つまり、ピアノ教室側の肩を持ちたいわけですが、ここであえて、ピアノ教室側に問題点は本当にないのか?を考えてみたいと思います。

ピアノ教室で問題が起きそうなケース

人気の楽曲を宣伝に使用して、音楽教室が生徒を募集する場合
「ウチでは、あの大人気の楽曲を教えています!」と、特定の楽曲を宣伝して、音楽教室が生徒を募集することは起こり得ます。それは、楽曲の「タダ乗り」なのでしょうか?

音楽教室も営利事業である以上、生徒を募集しなくてはなりません。そのため、教室の売りとして、人気のある楽曲を使うことは当然あり得ます。
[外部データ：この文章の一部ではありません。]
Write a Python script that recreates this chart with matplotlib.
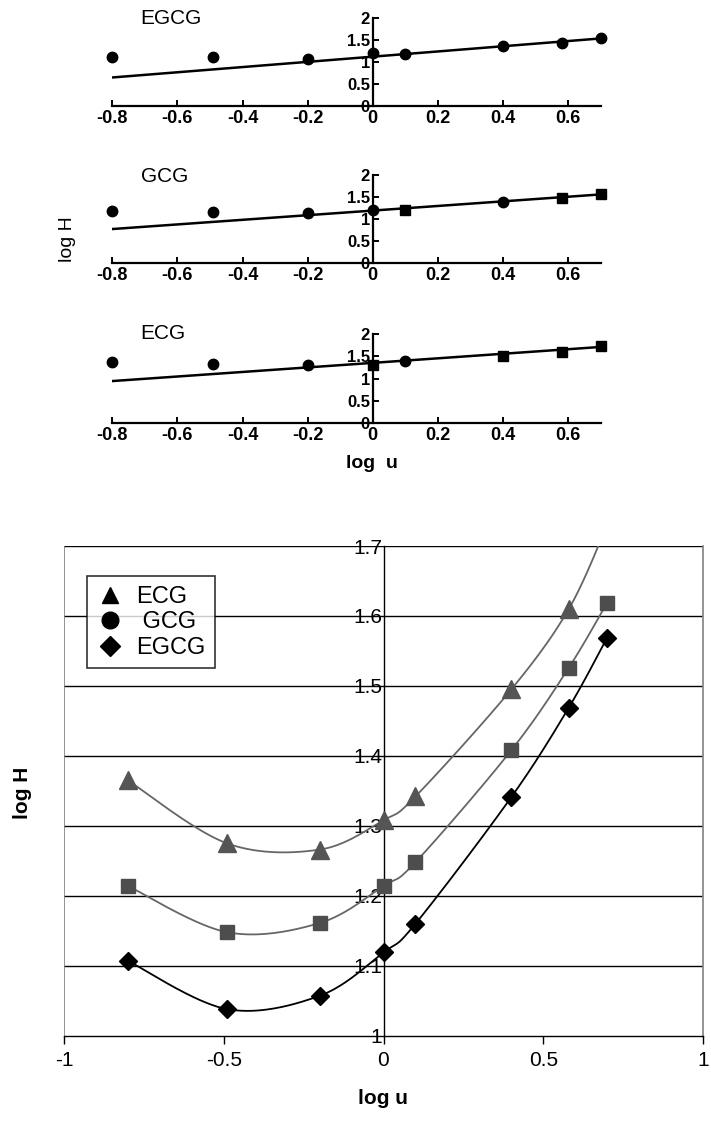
import numpy as np
import matplotlib
matplotlib.use("Agg")
import matplotlib.pyplot as plt
from matplotlib.lines import Line2D

plt.rcParams['font.family'] = ['Liberation Sans', 'DejaVu Sans']

# ---- data: small panels (regression plots) ----
log_u = [-0.8, -0.49, -0.2, 0.0, 0.1, 0.4, 0.58, 0.7]

egcg_top = [1.106, 1.106, 1.075, 1.20, 1.17, 1.36, 1.436, 1.53]
egcg_top_mk = ['o', 'o', 'o', 'o', 'o', 'o', 'o', 'o']
egcg_fit = [0.65, 1.53]

gcg_top = [1.19, 1.16, 1.145, 1.20, 1.205, 1.38, 1.485, 1.57]
gcg_top_mk = ['o', 'o', 'o', 'o', 's', 'o', 's', 's']
gcg_fit = [0.776, 1.56]

ecg_top = [1.38, 1.327, 1.30, 1.30, 1.40, 1.506, 1.59, 1.73]
ecg_top_mk = ['o', 'o', 'o', 's', 'o', 's', 's', 's']
ecg_fit = [0.946, 1.71]

top_xticks = [-0.8, -0.6, -0.4, -0.2, 0, 0.2, 0.4, 0.6]
top_xlabels = ['-0.8', '-0.6', '-0.4', '-0.2', '0', '0.2', '0.4', '0.6']
top_yticks = [0, 0.5, 1, 1.5, 2]
top_ylabels = ['0', '0.5', '1', '1.5', '2']

# ---- data: main plot ----
ecg_main = [1.365, 1.275, 1.266, 1.308, 1.342, 1.495, 1.61, 1.73]
gcg_main = [1.214, 1.148, 1.161, 1.214, 1.248, 1.408, 1.526, 1.619]
egcg_main = [1.107, 1.038, 1.057, 1.119, 1.16, 1.341, 1.469, 1.569]

main_xticks = [-1, -0.5, 0, 0.5, 1]
main_xlabels = ['-1', '-0.5', '0', '0.5', '1']
main_yticks = [1.0, 1.1, 1.2, 1.3, 1.4, 1.5, 1.6, 1.7]
main_ylabels = ['1', '1.1', '1.2', '1.3', '1.4', '1.5', '1.6', '1.7']


def smooth(x, y, n=40):
    # Bezier smoothing through the points (spreadsheet-style smoothed line)
    pts = np.column_stack([x, y]).astype(float)
    ext = np.vstack([pts[0], pts, pts[-1]])
    segs = []
    t = np.linspace(0, 1, n)[:, None]
    for i in range(len(pts) - 1):
        p0, p1, p2, p3 = ext[i], ext[i + 1], ext[i + 2], ext[i + 3]
        c1 = p1 + (p2 - p0) / 6
        c2 = p2 - (p3 - p1) / 6
        segs.append((1 - t) ** 3 * p1 + 3 * (1 - t) ** 2 * t * c1
                    + 3 * (1 - t) * t ** 2 * c2 + t ** 3 * p2)
    s = np.vstack(segs)
    return s[:, 0], s[:, 1]


fig = plt.figure(figsize=(7.11, 11.30), dpi=100)
W, H = 711.0, 1130.0


def top_panel(y0, y2, vals, mks, fit, name, name_xy):
    ax = fig.add_axes([112.3 / W, 1 - y0 / H, 488.3 / W, (y0 - y2) / H])
    ax.set_xlim(-0.8, 0.7)
    ax.set_ylim(0, 2)
    ax.patch.set_alpha(0)
    ax.spines['left'].set_position(('data', 0))
    ax.spines['top'].set_visible(False)
    ax.spines['right'].set_visible(False)
    for s in ('left', 'bottom'):
        ax.spines[s].set_linewidth(1.6)
    ax.plot([-0.8, 0.7], fit, color='black', lw=1.8, zorder=2)
    for x, y, m in zip(log_u, vals, mks):
        ax.plot(x, y, marker=m, ms=7.5, color='black', ls='none',
                zorder=3, clip_on=False)
    ax.set_xticks(top_xticks)
    ax.set_xticklabels(top_xlabels, fontsize=13, fontweight='bold')
    ax.set_yticks(top_yticks)
    ax.set_yticklabels(top_ylabels, fontsize=12, fontweight='bold')
    ax.tick_params(axis='x', direction='in', length=4, width=1.4, pad=3)
    ax.tick_params(axis='y', direction='in', length=4, width=1.4, pad=2)
    fig.text(name_xy[0] / W, 1 - name_xy[1] / H, name, fontsize=15,
             ha='center', va='center')
    return ax


top_panel(106.3, 17.6, egcg_top, egcg_top_mk, egcg_fit, 'EGCG', (171, 19))
top_panel(263.3, 175.0, gcg_top, gcg_top_mk, gcg_fit, 'GCG', (165, 176))
top_panel(423.3, 334.0, ecg_top, ecg_top_mk, ecg_fit, 'ECG', (163, 334))

fig.text(68 / W, 1 - 239 / H, 'log H', rotation=90, fontsize=14,
         ha='center', va='center')
fig.text(372 / W, 1 - 463 / H, 'log  u', fontsize=14, fontweight='bold',
         ha='center', va='center')

# ---- main plot ----
ax = fig.add_axes([64 / W, 1 - 1035.7 / H, 639 / W, 489.7 / H])
ax.set_xlim(-1, 1)
ax.set_ylim(1.0, 1.7)

for yv in main_yticks[1:]:
    ax.axhline(yv, color='black', lw=1.0, zorder=1)
ax.axvline(-1, color='#808080', lw=1.2, zorder=1)

ax.spines['left'].set_position(('data', 0))
ax.spines['left'].set_linewidth(1.0)
ax.spines['right'].set_color('#808080')
ax.spines['right'].set_linewidth(1.2)
ax.spines['top'].set_visible(False)
ax.spines['bottom'].set_linewidth(1.0)

series = [
    (ecg_main, '^', '#555555', '#666666', 13),
    (gcg_main, 's', '#4d4d4d', '#666666', 10.5),
    (egcg_main, 'D', '#000000', '#000000', 9.5),
]
for vals, mk, mc, lc, ms in series:
    sx, sy = smooth(log_u, vals)
    ax.plot(sx, sy, color=lc, lw=1.3, zorder=3)
    ax.plot(log_u, vals, marker=mk, ms=ms, color=mc, ls='none', zorder=4)

ax.set_xticks(main_xticks)
ax.set_xticklabels(main_xlabels, fontsize=15)
ax.set_yticks(main_yticks)
ax.set_yticklabels(main_ylabels, fontsize=15)
ax.tick_params(axis='x', direction='out', length=6, width=1.0, pad=5)
ax.tick_params(axis='y', direction='out', length=0, pad=1)
for lab in ax.get_yticklabels():
    lab.set_zorder(5)

ax.set_xlabel('log u', fontsize=15, fontweight='bold', labelpad=14)
fig.text(23 / W, 1 - 793 / H, 'log H', rotation=90, fontsize=15,
         fontweight='bold', ha='center', va='center')

handles = [
    Line2D([], [], marker='^', color='black', ls='none', ms=12),
    Line2D([], [], marker='o', color='black', ls='none', ms=12),
    Line2D([], [], marker='D', color='black', ls='none', ms=10),
]
leg = ax.legend(handles, ['ECG', ' GCG', 'EGCG'], loc='upper left',
                bbox_to_anchor=(0.017, 0.962), fontsize=17, frameon=True,
                fancybox=False, edgecolor='black', handletextpad=0.5,
                borderpad=0.4, labelspacing=0.15, handlelength=1.2)
leg.get_frame().set_linewidth(1.2)
leg.set_zorder(6)

fig.savefig('out.png', dpi=100)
現時点では、音楽教室から著作権使用料は徴収されていませんから、この様な場合、音楽教室は宣伝に楽曲を使い、利益を得る(生徒獲得)にもかかわらず、著作権者には利益が還元されない、という問題が発生する可能性があります。

深刻な影響はないと思われる
ただし、、、この場合も、著作権者の権利がどれだけ侵害されるのか?という点で考えてみると、大きな影響はない様に感じます。
  • 音楽教室で楽曲が使われた結果、CD等の売り上げが減る、と言うのは考えにくい
  • むしろ、その楽曲が好きになってCD等の売り上げに貢献する、のが考えやすい
  • さらに、間接的ではあるが、その楽曲の人気度が上がる効果も見込める
  • そもそも、音楽教室での楽曲利用に使用料を請求したいと考える作曲家・作詞家がどれだけ存在するのか?
ピアノ教室側に問題があるとしても、今回のJASRACの無理筋な主張に比べれば、問題の程度は低いのでは?と考えられます。そこは別途、問題解決に向けて知恵を集めれば良いように感じます。

いずれにしても、今後もこの件は注視していきたいと思います。